**** Data lines
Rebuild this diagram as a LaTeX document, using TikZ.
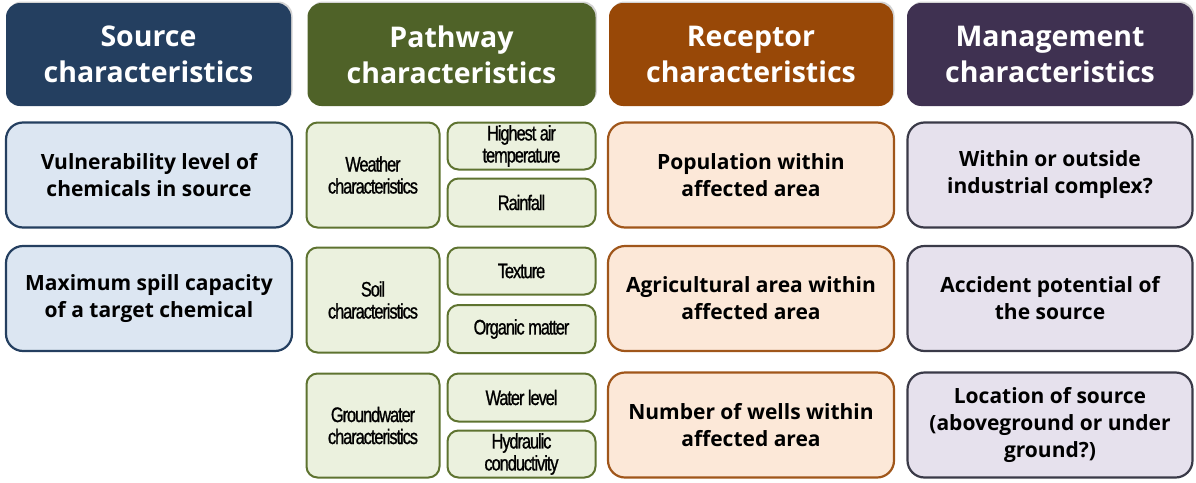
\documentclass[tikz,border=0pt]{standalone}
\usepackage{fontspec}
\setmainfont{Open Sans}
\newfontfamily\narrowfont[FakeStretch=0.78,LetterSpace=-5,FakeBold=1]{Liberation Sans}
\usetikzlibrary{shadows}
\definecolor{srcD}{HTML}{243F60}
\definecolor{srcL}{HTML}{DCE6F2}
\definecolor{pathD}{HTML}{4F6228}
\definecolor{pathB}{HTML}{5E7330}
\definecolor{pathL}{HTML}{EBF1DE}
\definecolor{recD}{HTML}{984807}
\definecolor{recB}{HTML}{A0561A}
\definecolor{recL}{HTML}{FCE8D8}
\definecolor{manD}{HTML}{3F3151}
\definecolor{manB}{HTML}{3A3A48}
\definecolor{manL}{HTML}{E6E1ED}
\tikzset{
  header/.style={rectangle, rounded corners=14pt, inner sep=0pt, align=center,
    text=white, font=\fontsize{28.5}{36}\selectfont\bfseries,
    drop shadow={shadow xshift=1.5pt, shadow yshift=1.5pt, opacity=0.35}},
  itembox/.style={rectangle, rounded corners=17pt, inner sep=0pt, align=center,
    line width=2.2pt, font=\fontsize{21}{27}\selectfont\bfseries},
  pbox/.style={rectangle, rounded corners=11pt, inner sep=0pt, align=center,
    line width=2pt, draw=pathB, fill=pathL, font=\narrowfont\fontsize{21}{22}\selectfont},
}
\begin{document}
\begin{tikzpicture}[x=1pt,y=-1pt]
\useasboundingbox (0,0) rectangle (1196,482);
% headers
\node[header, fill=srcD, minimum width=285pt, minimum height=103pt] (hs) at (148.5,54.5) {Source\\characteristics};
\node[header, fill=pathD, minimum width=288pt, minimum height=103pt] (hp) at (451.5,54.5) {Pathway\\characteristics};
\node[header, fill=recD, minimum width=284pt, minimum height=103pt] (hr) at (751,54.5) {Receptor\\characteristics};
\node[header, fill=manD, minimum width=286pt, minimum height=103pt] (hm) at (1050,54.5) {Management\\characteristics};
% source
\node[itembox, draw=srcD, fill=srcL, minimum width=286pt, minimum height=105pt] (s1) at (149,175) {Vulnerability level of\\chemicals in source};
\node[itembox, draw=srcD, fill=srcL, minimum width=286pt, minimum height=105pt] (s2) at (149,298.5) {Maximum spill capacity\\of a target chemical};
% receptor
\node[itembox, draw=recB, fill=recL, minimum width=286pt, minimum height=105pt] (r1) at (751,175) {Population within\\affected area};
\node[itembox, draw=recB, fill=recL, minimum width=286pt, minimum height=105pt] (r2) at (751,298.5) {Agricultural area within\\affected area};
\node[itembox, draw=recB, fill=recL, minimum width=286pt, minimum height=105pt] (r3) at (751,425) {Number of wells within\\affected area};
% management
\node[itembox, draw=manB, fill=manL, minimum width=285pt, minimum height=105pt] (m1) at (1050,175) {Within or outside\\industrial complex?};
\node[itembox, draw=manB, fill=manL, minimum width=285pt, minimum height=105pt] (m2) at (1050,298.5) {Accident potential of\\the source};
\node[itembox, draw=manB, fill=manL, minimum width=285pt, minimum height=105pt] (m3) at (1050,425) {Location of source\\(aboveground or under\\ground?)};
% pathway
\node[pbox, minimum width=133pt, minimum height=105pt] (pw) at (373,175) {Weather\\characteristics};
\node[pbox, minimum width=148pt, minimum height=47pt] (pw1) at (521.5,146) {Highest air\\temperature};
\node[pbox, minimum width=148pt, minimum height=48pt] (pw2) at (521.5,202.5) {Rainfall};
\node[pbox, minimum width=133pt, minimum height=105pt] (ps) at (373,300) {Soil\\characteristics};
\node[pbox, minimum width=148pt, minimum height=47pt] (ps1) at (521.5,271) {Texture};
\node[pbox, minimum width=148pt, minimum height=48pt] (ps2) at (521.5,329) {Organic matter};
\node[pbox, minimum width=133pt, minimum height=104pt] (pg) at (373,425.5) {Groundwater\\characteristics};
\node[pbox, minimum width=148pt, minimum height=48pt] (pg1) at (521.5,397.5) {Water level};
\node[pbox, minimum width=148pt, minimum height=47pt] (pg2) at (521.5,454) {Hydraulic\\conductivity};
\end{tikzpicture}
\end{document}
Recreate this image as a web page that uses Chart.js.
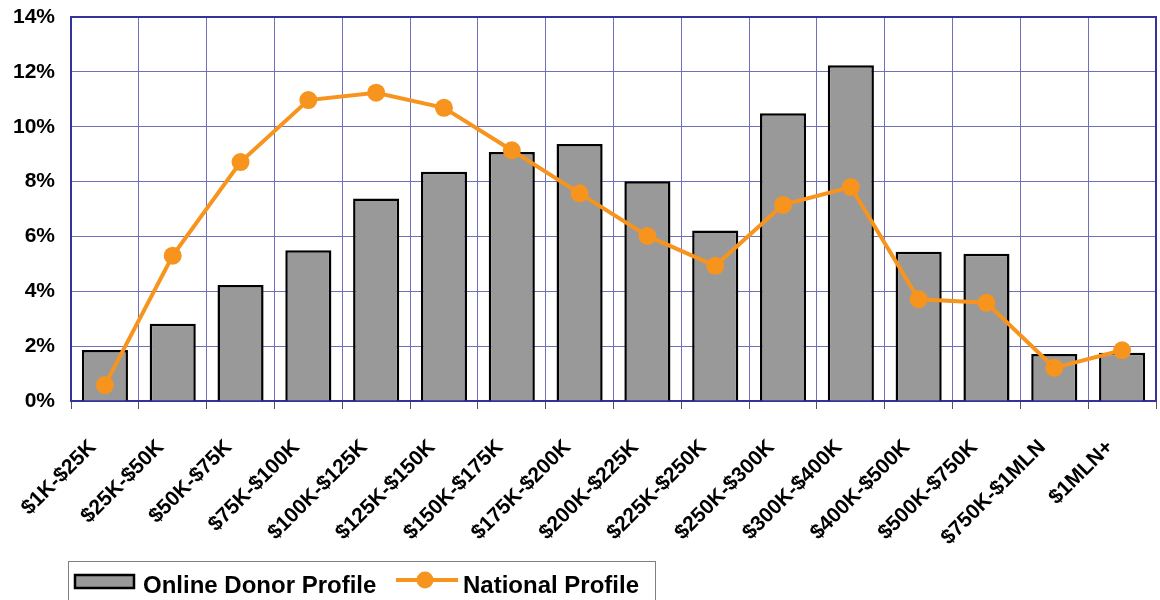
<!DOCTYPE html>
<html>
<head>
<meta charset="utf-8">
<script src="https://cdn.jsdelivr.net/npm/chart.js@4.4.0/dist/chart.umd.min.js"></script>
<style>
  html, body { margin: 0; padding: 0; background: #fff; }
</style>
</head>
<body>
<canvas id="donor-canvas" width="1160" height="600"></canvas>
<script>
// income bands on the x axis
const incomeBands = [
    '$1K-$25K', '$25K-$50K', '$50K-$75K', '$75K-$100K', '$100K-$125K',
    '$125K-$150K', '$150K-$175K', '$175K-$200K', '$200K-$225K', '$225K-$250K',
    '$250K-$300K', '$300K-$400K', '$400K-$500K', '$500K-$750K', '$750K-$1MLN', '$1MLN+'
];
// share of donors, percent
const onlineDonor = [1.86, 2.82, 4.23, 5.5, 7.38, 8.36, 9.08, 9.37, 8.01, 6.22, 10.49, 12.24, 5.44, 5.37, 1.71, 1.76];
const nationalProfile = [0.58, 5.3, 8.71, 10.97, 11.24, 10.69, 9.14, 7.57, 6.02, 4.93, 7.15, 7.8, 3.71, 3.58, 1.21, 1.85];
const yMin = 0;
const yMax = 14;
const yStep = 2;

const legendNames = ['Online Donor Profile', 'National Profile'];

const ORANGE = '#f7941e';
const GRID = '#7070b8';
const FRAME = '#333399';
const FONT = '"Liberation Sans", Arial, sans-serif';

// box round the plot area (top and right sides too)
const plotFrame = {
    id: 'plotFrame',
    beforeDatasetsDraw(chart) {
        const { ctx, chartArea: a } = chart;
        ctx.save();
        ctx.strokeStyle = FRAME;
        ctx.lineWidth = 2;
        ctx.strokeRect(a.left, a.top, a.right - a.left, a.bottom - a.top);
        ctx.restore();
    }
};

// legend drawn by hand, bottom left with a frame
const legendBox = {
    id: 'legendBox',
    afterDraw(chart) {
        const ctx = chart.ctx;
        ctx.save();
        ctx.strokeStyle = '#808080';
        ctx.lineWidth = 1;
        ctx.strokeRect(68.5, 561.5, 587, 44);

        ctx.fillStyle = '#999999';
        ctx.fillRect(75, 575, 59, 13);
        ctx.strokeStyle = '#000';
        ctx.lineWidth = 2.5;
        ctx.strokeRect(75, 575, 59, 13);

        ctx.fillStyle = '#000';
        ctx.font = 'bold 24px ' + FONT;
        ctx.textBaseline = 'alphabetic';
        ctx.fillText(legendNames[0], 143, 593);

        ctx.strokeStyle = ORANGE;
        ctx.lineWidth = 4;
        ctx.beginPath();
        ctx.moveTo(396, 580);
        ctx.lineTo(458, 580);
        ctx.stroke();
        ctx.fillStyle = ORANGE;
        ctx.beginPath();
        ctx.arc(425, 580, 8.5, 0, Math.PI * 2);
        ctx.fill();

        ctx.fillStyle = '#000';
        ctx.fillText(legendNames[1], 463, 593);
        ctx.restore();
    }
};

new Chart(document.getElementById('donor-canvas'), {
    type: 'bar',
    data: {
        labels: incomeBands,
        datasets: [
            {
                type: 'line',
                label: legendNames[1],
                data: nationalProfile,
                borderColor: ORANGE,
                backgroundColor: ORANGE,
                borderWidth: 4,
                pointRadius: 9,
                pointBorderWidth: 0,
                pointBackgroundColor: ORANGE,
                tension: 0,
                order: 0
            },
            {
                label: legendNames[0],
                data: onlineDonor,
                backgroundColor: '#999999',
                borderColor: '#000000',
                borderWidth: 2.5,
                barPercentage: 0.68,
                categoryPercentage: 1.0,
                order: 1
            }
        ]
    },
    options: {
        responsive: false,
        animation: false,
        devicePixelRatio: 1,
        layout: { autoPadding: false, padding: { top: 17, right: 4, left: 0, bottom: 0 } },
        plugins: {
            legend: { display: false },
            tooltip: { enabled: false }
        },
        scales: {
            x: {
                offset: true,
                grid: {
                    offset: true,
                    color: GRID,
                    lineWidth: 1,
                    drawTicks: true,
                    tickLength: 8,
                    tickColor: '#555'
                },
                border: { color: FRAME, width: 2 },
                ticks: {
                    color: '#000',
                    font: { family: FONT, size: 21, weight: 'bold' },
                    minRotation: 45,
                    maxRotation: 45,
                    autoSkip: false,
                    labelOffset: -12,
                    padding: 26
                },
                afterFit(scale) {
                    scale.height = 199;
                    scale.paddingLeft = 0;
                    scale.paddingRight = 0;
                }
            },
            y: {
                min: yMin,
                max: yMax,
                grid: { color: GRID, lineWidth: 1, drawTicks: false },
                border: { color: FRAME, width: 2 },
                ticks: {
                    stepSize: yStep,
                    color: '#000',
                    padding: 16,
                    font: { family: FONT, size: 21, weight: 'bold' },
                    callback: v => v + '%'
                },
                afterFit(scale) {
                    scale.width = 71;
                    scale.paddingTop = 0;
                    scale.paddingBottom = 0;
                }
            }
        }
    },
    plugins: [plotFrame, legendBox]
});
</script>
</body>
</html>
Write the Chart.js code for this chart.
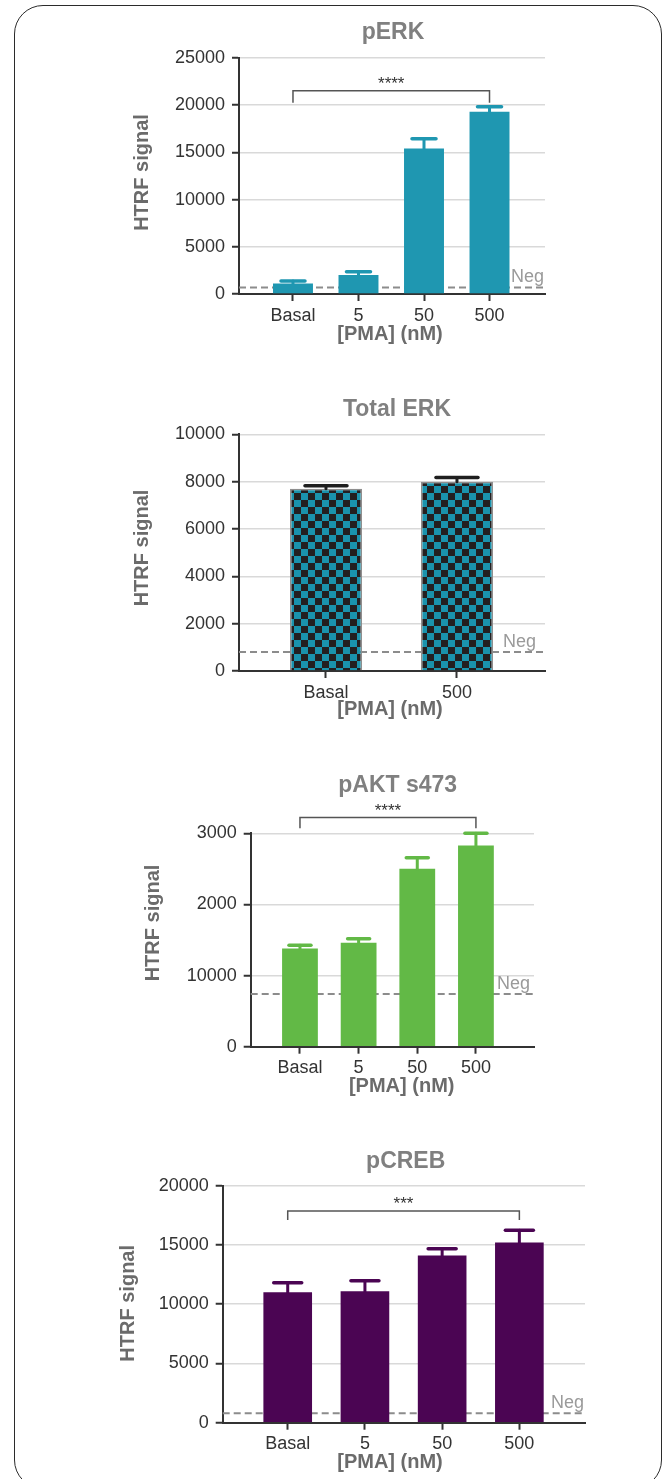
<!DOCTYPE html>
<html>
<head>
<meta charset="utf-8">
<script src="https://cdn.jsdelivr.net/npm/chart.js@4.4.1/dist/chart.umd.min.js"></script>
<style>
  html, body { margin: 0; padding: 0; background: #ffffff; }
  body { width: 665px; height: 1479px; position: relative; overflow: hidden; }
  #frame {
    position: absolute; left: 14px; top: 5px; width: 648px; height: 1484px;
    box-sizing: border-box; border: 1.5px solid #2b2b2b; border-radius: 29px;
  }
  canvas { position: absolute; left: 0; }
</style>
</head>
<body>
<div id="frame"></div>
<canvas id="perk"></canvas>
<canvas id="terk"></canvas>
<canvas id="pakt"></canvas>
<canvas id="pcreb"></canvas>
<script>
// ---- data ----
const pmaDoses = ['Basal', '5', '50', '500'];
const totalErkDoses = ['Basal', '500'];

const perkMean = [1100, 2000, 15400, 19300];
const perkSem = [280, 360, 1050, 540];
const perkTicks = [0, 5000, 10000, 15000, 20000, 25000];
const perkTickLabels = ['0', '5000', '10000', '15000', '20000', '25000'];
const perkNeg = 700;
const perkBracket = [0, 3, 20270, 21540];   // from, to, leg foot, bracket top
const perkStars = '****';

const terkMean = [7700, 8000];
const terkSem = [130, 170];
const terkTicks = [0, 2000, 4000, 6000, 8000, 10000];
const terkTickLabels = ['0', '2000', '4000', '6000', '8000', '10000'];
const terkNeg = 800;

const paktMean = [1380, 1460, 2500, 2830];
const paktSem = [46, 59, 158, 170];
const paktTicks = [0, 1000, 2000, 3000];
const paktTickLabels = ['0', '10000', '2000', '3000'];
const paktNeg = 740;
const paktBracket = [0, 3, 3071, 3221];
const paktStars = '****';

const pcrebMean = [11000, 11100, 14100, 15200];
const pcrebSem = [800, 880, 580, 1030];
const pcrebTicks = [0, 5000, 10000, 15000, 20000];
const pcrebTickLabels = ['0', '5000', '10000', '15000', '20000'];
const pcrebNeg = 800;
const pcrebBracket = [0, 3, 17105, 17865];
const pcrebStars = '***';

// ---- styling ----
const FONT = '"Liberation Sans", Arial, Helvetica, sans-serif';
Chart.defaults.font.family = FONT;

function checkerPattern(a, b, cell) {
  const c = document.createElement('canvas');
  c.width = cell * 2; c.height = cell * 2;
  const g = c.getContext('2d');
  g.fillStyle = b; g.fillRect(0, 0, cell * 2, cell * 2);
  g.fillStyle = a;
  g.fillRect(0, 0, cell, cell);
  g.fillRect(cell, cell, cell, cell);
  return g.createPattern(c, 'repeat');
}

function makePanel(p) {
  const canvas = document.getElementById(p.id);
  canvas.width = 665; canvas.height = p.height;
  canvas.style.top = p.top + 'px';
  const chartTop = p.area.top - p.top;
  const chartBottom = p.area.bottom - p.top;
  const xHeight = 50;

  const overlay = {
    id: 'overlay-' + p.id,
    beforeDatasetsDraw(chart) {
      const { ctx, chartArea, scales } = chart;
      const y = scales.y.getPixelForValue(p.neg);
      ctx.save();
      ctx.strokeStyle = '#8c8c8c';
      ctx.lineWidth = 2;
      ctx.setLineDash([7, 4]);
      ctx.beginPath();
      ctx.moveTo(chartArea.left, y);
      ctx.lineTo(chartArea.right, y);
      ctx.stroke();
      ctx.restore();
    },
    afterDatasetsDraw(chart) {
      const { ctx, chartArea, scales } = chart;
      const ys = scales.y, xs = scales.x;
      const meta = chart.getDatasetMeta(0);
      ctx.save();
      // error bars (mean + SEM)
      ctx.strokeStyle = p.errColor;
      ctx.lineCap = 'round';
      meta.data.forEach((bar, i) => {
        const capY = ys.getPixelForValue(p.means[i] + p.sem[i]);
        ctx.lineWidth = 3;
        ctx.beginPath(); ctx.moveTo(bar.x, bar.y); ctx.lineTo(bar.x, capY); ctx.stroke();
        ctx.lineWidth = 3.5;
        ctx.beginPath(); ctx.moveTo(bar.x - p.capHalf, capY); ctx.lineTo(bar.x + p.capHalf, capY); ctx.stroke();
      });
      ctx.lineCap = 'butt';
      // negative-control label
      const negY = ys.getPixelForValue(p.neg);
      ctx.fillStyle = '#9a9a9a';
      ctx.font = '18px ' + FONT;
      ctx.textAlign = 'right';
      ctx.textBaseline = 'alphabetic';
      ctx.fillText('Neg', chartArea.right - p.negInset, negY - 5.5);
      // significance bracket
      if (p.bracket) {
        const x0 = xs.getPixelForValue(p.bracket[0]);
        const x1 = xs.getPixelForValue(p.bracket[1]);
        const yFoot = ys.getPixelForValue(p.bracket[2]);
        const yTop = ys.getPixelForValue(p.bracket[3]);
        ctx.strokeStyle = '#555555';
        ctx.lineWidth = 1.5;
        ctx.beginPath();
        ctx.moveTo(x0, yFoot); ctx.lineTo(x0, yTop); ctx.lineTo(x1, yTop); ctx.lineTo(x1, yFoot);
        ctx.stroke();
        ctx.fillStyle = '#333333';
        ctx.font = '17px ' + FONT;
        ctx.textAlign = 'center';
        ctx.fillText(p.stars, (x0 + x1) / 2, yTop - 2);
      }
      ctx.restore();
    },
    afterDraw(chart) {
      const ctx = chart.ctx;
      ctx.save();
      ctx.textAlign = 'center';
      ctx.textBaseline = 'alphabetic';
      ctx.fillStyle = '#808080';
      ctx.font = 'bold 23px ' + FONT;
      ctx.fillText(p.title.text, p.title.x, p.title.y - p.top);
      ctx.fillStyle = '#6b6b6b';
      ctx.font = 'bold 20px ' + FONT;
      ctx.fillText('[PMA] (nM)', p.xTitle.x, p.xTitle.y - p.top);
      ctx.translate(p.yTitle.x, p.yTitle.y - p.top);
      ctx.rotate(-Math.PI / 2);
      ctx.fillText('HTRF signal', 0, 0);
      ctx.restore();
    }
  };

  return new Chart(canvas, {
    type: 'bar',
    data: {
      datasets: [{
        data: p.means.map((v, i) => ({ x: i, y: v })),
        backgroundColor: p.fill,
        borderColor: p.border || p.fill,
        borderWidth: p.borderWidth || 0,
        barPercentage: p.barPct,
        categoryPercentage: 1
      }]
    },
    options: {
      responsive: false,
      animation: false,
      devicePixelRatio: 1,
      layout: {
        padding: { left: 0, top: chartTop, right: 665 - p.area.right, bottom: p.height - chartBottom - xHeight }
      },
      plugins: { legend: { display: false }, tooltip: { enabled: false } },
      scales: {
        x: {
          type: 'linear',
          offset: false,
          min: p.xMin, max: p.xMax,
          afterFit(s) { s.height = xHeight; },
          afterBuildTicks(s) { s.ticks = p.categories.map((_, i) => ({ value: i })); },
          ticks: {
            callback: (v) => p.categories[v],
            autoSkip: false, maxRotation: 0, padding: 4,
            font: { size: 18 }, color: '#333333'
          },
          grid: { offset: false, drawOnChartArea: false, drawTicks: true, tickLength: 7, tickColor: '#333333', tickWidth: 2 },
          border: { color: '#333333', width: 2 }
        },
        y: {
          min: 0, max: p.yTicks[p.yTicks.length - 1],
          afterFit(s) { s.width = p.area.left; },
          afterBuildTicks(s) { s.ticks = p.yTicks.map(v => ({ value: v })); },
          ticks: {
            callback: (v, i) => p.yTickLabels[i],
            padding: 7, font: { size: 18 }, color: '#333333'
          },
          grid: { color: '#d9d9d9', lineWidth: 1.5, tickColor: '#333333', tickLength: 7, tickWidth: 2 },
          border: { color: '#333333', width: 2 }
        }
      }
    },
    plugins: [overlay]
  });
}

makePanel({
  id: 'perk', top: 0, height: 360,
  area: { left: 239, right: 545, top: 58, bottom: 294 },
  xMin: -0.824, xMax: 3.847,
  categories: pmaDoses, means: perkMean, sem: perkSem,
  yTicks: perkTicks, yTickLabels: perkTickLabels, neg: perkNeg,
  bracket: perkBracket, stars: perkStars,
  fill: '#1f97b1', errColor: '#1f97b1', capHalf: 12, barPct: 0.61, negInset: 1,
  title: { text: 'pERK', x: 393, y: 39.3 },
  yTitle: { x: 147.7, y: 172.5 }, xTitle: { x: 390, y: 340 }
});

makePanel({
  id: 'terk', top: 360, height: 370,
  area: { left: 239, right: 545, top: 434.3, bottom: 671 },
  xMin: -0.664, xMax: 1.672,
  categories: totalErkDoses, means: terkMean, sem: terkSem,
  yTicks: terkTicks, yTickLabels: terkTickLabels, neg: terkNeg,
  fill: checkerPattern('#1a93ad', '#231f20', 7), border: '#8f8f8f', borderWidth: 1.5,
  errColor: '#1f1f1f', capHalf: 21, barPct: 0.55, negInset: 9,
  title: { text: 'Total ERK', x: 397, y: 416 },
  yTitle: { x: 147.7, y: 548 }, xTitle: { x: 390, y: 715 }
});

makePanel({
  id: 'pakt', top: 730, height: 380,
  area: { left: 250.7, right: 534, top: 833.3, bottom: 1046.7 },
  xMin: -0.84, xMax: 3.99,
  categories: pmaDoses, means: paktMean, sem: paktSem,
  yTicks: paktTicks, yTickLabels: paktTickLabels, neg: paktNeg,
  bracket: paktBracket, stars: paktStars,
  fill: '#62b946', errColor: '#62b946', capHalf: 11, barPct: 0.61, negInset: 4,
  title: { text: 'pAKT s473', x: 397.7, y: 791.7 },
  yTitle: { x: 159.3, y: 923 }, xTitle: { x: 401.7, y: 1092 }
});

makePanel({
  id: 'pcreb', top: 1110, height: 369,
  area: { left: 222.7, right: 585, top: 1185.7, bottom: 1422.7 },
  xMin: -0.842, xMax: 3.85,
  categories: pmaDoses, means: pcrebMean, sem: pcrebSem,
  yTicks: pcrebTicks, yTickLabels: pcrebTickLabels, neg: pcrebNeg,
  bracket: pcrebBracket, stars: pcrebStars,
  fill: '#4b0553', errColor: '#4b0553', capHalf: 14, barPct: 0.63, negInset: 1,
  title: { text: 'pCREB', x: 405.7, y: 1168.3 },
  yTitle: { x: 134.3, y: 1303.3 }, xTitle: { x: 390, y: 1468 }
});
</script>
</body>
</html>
********
# Problem details
Look above for the line with "Write the Chart.js code for this chart." and the line with "const terkNeg = 800;", then copy exactly the lines from the first through the second, both kept, with no pictures.

# Finished answer
Write the Chart.js code for this chart.
<!DOCTYPE html>
<html>
<head>
<meta charset="utf-8">
<script src="https://cdn.jsdelivr.net/npm/chart.js@4.4.1/dist/chart.umd.min.js"></script>
<style>
  html, body { margin: 0; padding: 0; background: #ffffff; }
  body { width: 665px; height: 1479px; position: relative; overflow: hidden; }
  #frame {
    position: absolute; left: 14px; top: 5px; width: 648px; height: 1484px;
    box-sizing: border-box; border: 1.5px solid #2b2b2b; border-radius: 29px;
  }
  canvas { position: absolute; left: 0; }
</style>
</head>
<body>
<div id="frame"></div>
<canvas id="perk"></canvas>
<canvas id="terk"></canvas>
<canvas id="pakt"></canvas>
<canvas id="pcreb"></canvas>
<script>
// ---- data ----
const pmaDoses = ['Basal', '5', '50', '500'];
const totalErkDoses = ['Basal', '500'];

const perkMean = [1100, 2000, 15400, 19300];
const perkSem = [280, 360, 1050, 540];
const perkTicks = [0, 5000, 10000, 15000, 20000, 25000];
const perkTickLabels = ['0', '5000', '10000', '15000', '20000', '25000'];
const perkNeg = 700;
const perkBracket = [0, 3, 20270, 21540];   // from, to, leg foot, bracket top
const perkStars = '****';

const terkMean = [7700, 8000];
const terkSem = [130, 170];
const terkTicks = [0, 2000, 4000, 6000, 8000, 10000];
const terkTickLabels = ['0', '2000', '4000', '6000', '8000', '10000'];
const terkNeg = 800;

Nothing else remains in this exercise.